▼

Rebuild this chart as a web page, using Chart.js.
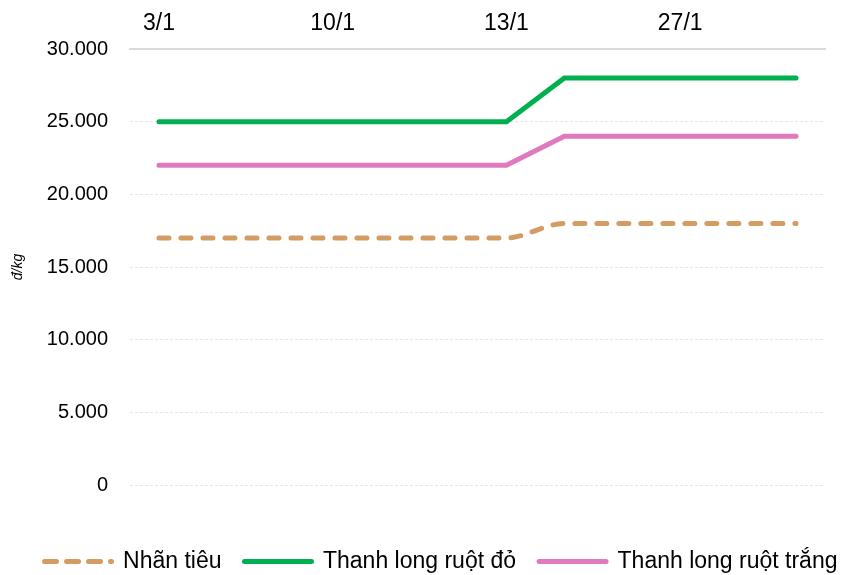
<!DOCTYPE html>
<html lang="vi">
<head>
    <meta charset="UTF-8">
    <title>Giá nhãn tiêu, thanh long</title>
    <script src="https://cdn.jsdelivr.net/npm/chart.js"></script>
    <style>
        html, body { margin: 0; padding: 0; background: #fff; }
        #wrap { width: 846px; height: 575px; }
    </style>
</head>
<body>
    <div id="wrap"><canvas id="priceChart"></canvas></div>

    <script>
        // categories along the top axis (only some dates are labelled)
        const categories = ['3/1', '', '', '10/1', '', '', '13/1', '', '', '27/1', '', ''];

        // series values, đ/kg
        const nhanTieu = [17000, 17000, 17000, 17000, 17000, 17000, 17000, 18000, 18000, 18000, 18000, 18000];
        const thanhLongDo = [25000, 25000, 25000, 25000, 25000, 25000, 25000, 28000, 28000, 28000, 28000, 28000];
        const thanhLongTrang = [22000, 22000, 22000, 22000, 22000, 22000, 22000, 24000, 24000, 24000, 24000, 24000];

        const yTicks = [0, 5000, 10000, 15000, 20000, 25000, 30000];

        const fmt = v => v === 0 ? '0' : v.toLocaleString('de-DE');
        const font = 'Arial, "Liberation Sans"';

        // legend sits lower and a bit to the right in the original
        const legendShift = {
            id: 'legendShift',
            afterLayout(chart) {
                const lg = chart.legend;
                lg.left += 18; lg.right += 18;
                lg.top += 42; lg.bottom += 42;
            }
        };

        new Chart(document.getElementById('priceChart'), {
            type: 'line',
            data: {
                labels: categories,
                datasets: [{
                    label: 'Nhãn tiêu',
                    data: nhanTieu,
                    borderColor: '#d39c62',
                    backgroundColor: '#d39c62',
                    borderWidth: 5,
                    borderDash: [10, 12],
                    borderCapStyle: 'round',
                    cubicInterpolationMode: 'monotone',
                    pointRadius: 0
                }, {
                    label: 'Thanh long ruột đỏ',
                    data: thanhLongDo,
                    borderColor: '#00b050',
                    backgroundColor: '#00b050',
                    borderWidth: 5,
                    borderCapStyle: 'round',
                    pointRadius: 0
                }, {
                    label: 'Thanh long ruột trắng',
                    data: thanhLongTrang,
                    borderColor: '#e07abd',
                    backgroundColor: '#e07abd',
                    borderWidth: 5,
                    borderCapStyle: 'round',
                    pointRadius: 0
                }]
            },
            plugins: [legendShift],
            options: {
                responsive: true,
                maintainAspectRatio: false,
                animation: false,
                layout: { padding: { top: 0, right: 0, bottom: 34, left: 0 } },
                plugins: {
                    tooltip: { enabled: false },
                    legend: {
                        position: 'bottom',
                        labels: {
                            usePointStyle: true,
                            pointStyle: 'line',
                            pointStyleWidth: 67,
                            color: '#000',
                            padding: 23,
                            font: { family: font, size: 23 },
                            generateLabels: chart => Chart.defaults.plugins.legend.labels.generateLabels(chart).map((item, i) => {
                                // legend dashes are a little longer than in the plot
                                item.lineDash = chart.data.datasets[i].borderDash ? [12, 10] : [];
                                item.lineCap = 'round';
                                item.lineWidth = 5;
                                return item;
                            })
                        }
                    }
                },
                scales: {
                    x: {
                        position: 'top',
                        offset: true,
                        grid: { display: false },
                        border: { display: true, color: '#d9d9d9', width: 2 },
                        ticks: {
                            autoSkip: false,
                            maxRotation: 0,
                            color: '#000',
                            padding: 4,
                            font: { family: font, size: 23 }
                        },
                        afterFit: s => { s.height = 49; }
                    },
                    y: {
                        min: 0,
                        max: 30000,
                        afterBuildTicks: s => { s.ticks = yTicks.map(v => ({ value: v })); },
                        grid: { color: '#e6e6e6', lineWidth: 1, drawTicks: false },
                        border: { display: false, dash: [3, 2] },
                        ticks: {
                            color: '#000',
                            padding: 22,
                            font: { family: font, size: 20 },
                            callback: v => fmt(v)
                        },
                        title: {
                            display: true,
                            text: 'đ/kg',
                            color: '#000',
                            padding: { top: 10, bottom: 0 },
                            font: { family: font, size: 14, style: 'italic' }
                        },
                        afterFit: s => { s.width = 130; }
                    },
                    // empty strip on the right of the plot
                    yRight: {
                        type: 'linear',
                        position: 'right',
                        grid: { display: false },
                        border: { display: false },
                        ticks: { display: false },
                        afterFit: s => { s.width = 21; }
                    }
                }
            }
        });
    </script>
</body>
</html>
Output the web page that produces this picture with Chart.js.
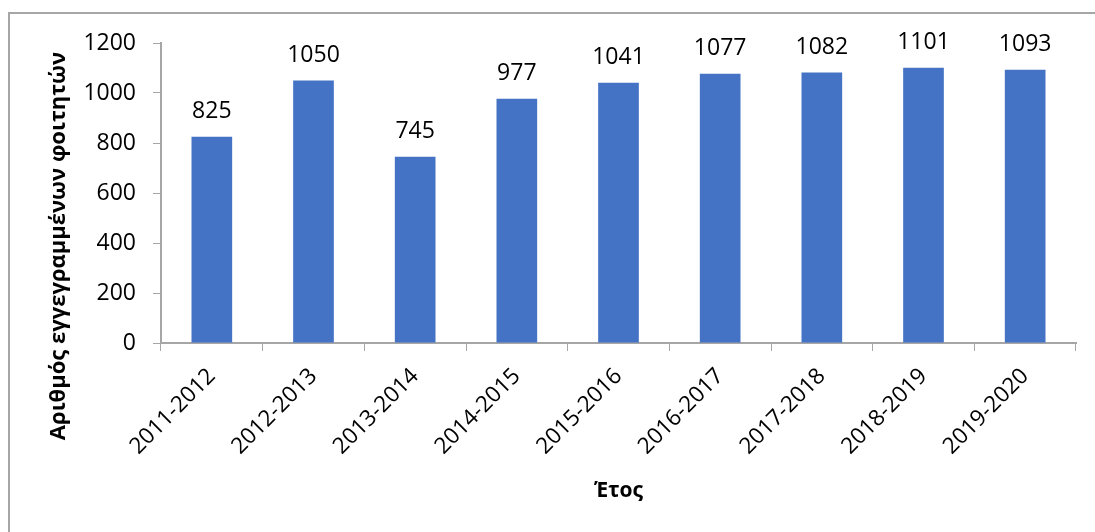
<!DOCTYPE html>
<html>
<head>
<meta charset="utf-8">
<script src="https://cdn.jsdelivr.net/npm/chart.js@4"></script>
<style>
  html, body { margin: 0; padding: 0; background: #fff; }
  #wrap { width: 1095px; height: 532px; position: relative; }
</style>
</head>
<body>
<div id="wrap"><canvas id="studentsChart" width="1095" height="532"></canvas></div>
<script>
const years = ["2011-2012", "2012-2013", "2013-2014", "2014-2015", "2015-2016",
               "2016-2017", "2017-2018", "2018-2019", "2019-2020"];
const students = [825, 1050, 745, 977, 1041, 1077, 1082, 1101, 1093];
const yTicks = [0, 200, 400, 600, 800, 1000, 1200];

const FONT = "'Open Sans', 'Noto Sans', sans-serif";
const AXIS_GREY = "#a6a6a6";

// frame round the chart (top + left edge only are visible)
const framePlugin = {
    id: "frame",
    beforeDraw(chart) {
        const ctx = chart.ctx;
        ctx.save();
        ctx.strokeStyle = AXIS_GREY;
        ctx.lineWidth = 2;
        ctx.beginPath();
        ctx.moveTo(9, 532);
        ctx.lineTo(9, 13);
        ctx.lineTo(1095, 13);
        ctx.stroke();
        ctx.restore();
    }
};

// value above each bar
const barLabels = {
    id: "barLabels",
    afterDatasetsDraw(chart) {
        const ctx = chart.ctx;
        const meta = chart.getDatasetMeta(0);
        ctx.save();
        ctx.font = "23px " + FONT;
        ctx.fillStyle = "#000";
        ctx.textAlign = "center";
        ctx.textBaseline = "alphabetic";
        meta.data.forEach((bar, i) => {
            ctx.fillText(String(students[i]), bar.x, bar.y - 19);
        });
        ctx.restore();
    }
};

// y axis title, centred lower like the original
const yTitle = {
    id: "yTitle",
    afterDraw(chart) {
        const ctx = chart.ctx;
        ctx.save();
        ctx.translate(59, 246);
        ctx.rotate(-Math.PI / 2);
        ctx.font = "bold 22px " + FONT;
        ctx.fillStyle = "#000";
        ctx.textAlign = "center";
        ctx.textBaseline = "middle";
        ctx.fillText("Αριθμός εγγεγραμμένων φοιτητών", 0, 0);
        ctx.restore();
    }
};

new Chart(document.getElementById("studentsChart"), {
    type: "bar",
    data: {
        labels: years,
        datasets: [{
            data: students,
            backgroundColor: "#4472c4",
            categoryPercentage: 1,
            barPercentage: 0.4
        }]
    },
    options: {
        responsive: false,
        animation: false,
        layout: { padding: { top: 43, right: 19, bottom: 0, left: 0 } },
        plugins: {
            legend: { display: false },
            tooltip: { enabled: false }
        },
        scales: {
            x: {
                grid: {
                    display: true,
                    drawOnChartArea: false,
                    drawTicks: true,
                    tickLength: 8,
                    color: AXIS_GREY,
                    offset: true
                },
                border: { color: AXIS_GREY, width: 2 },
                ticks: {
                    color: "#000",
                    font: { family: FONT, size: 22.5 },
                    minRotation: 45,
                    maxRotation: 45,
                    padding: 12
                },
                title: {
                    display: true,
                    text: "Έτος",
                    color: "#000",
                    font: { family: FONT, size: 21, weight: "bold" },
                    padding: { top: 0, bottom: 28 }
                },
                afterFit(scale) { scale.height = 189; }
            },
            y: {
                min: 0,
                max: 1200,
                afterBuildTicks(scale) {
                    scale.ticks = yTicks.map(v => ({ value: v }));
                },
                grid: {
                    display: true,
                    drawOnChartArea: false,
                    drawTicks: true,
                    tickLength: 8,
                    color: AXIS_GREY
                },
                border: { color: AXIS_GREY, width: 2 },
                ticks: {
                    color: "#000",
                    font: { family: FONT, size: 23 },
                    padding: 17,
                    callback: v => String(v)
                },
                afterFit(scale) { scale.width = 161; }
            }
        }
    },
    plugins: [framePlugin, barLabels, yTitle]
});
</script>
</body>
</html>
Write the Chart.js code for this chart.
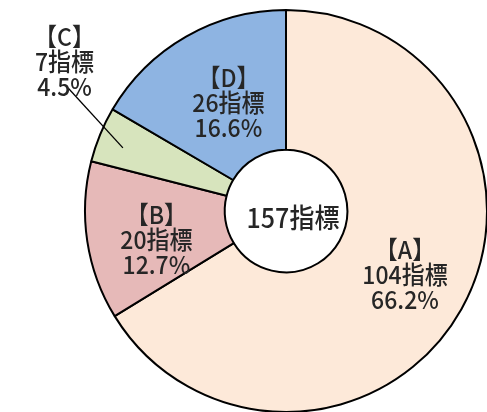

▲

Work to be completed
Report every line containing the word "this" from the listing above.

Solution to the exercise
Rebuild this chart as a web page, using Chart.js.
Output the web page that produces this picture with Chart.js.
Write the Chart.js code for this chart.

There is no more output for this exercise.